Description, Abstract, or Artist's Statement

The histories of church institutions may often be written by the orthodox “winners,” but dissenters, protesters, and even heretics undoubtedly play important roles in giving direction to the parent institution’s evolving identity. Such voices from the margins often set the agenda at crucial moments, prompting both the dissenters and establishment to engage in a debate to define proper theology and practice. Once a dissenting group has formally separated from a parent body, there is a risk that teleological hindsight will obscure the nature of these conversations, including the reasons for the ultimate separation and the intentions of both the dissenters and the establishment.

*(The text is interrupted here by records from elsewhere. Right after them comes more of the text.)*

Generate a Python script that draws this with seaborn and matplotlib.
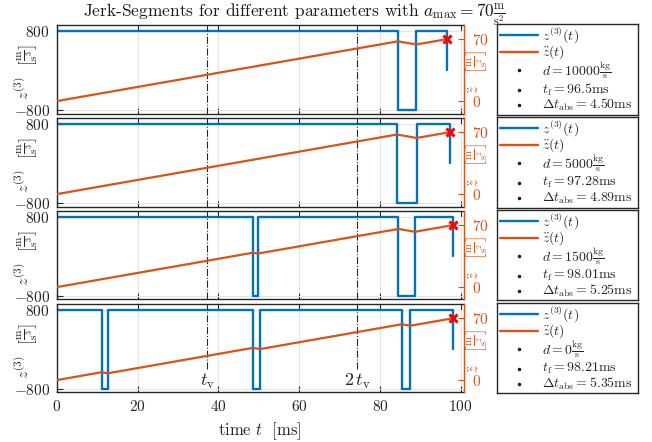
import matplotlib
matplotlib.use("Agg")
import matplotlib.pyplot as plt
import seaborn as sns

# ---------------- data ----------------
t_v = 37.2
d_values = [10000, 5000, 1500, 0]
t_f = [96.5, 97.28, 98.01, 98.21]
dt_abs = ["4.50", "4.89", "5.25", "5.35"]

# switching instants of the jerk profile [ms] (last entry = t_f)
switch_t1 = [0, 84.5, 89.0, 96.5]
switch_t2 = [0, 84.2, 89.09, 97.28]
switch_t3 = [0, 48.6, 49.8, 84.6, 88.65, 98.01]
switch_t4 = [0, 11.1, 12.6, 48.6, 50.35, 85.4, 87.5, 98.21]

# jerk value from each switching instant on [m/s^3]
jerk_1 = [800, -800, 800, 0]
jerk_2 = [800, -800, 800, 0]
jerk_3 = [800, -800, 800, -800, 800, 0]
jerk_4 = [800, -800, 800, -800, 800, -800, 800, 0]

# acceleration at each switching instant [m/s^2]
acc_1 = [0, 67.6, 64.0, 70.0]
acc_2 = [0, 67.36, 63.45, 70.0]
acc_3 = [0, 38.88, 37.92, 65.76, 62.52, 70.0]
acc_4 = [0, 8.88, 7.68, 36.48, 35.08, 63.12, 61.44, 70.0]

a_max = 70

switch_times = [switch_t1, switch_t2, switch_t3, switch_t4]
jerks = [jerk_1, jerk_2, jerk_3, jerk_4]
accs = [acc_1, acc_2, acc_3, acc_4]

# ---------------- style ----------------
sns.set_theme(style="white")
plt.rcParams.update({
    "font.family": "serif",
    "font.serif": ["cmr10", "DejaVu Serif"],
    "mathtext.fontset": "cm",
    "axes.formatter.use_mathtext": True,
    "axes.unicode_minus": True,
})

BLUE = "#0072BD"
ORANGE = "#D95319"
DARK = "#262626"
W, H = 652, 442

fig, axes = plt.subplots(4, 1, figsize=(6.52, 4.42), dpi=100, sharex=True)
fig.subplots_adjust(left=0.087, right=0.7109, bottom=0.112, top=0.9434, hspace=0.051)

for i, ax in enumerate(axes):
    ax2 = ax.twinx()
    ax.grid(True, axis="both", color="#e3e3e3", lw=0.8)
    ax.set_axisbelow(True)

    sns.lineplot(x=switch_times[i], y=jerks[i], ax=ax, color=BLUE, lw=1.7,
                 drawstyle="steps-post", estimator=None, sort=False)
    sns.lineplot(x=switch_times[i], y=accs[i], ax=ax2, color=ORANGE, lw=1.6,
                 estimator=None, sort=False)
    ax2.plot([t_f[i]], [a_max], marker="x", color="red", ms=5.5, mew=2.2, ls="none")

    if i == 3:
        ax.axvline(t_v, ymin=0.27, ymax=1, color=DARK, ls="-.", lw=0.8)
        ax.axvline(2 * t_v, ymin=0.27, ymax=1, color=DARK, ls="-.", lw=0.8)
        ax.text(t_v, 0.12, r"$t_\mathrm{v}$", transform=ax.get_xaxis_transform(),
                ha="center", va="center", fontsize=13, color=DARK)
        ax.text(2 * t_v, 0.12, r"$2\,t_\mathrm{v}$", transform=ax.get_xaxis_transform(),
                ha="center", va="center", fontsize=13, color=DARK)
    else:
        ax.axvline(t_v, color=DARK, ls="-.", lw=0.8)
        ax.axvline(2 * t_v, color=DARK, ls="-.", lw=0.8)

    ax.set_xlim(0, 100.7)
    ax.set_ylim(-870, 915)
    ax.set_yticks([-800, 800])
    ax.set_xticks([0, 20, 40, 60, 80, 100])
    ax2.set_ylim(-14, 86)
    ax2.set_yticks([0, 70])

    ax.tick_params(axis="both", direction="in", length=4, width=0.8, colors=DARK,
                   labelsize=11, top=True, bottom=True, left=True, right=False, pad=5)
    ax2.tick_params(axis="y", direction="in", length=4, width=0.8, colors=ORANGE,
                    labelsize=11, pad=6)

    for s in ["left", "top", "bottom"]:
        ax.spines[s].set_color(DARK)
        ax.spines[s].set_linewidth(1.0)
        ax2.spines[s].set_visible(False)
    ax.spines["right"].set_visible(False)
    ax2.spines["right"].set_color(ORANGE)
    ax2.spines["right"].set_linewidth(1.0)

    ax.set_ylabel(r"$z^{(3)}\ \ \left[\frac{\mathrm{m}}{\mathrm{s}^3}\right]$", fontsize=11.5, color=DARK)
    ax.yaxis.set_label_coords(-0.074, 0.47)
    ax.yaxis.label.set_va("center")
    ax2.set_ylabel(r"$\ddot{z}\ \ \ \left[\frac{\mathrm{m}}{\mathrm{s}^2}\right]$", fontsize=11,
                   color=ORANGE, rotation=90)
    ax2.yaxis.set_label_coords(1.031, 0.47)
    ax2.yaxis.label.set_va("center")
    ax.set_xlabel("")

    # ---- legend box to the right of each panel ----
    pos = ax.get_position()
    lx0, lx1 = 497 / W, 638 / W
    lax = fig.add_axes([lx0, pos.y0 - 1.0 / H, lx1 - lx0, pos.height + 2.0 / H])
    hh = pos.height * H + 2
    lax.set_xlim(0, 141)
    lax.set_ylim(hh, 0)
    lax.set_xticks([])
    lax.set_yticks([])
    for s in lax.spines.values():
        s.set_color(DARK)
        s.set_linewidth(1.0)
    rows = [0.125 * hh, 0.307 * hh, 0.511 * hh, 0.727 * hh, 0.898 * hh]
    lax.plot([3, 41], [rows[0], rows[0]], color=BLUE, lw=1.7)
    lax.plot([3, 41], [rows[1], rows[1]], color=ORANGE, lw=1.7)
    for r in rows[2:]:
        lax.plot([22], [r], marker=".", color="k", ms=3)
    labels = [
        r"$z^{(3)}(t)$",
        r"$\ddot{z}(t)$",
        r"$d = %d\frac{\mathrm{kg}}{\mathrm{s}}$" % d_values[i],
        r"$t_\mathrm{f} = %s\mathrm{ms}$" % str(t_f[i]),
        r"$\Delta t_\mathrm{abs} = %s\mathrm{ms}$" % dt_abs[i],
    ]
    for r, lab in zip(rows, labels):
        lax.text(45, r, lab, ha="left", va="center", fontsize=10, color=DARK)

axes[-1].set_xlabel(r"time $t\ \ $[ms]", fontsize=12, color=DARK, labelpad=4)

fig.text(0.451, 0.966,
         r"Jerk-Segments for different parameters with $a_\mathrm{max} = 70\frac{\mathrm{m}}{\mathrm{s}^2}$",
         ha="center", va="center", fontsize=12.5, color="k")

fig.savefig("out.png", dpi=100)
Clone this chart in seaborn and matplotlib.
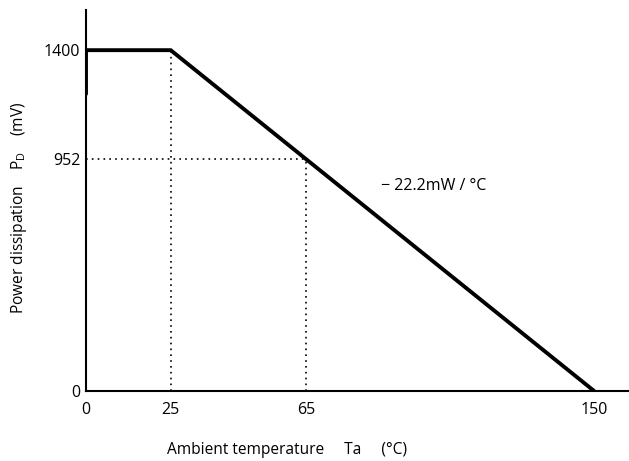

The history of American Lutheranism since the colonial era has been a kaleidoscopic rotation of separations and mergers, in which dozens of Lutheran churches and sects have pushed and pulled on one another, all with varying shades of ethnic and linguistic identities, pietistic and confessional orientations, “high” and “low” worship, and conventional and radical practice. This is evident in the history of two institutions in particular, the Evangelical Covenant Church (Swedish Mission Covenant) and the Evangelical Lutheran Church in America (chiefly through its heritage in the Swedish Augustana Lutheran Synod, 1860-1962). One of the more complex, and perhaps misunderstood, characters in the overlapping history of the Augustana Synod and the Mission Covenant is Paul Peter Waldenström (1838-1917). This Lutheran-minister-turned-Pietist-evangelist was a figure of controversy in his day, prompting conflicting interpretations among his friends and foes alike. As a result, he has also been problematic for historians to sort out. This essay will shed light on the conflicts and confluence of Augustana and the Covenant by drawing from Waldenström’s letters and writings, including travel accounts written and published after his four speaking tours to North America between 1889 and 1910.

Original Citation

“Defining Lutheranism from the Margins: Paul Peter Waldenström on Being a ‘Good Lutheran’ in America” in The Swedish-American Historical Quarterly. April-July 2012, vol LXIII, Nos 2-3. 101-134.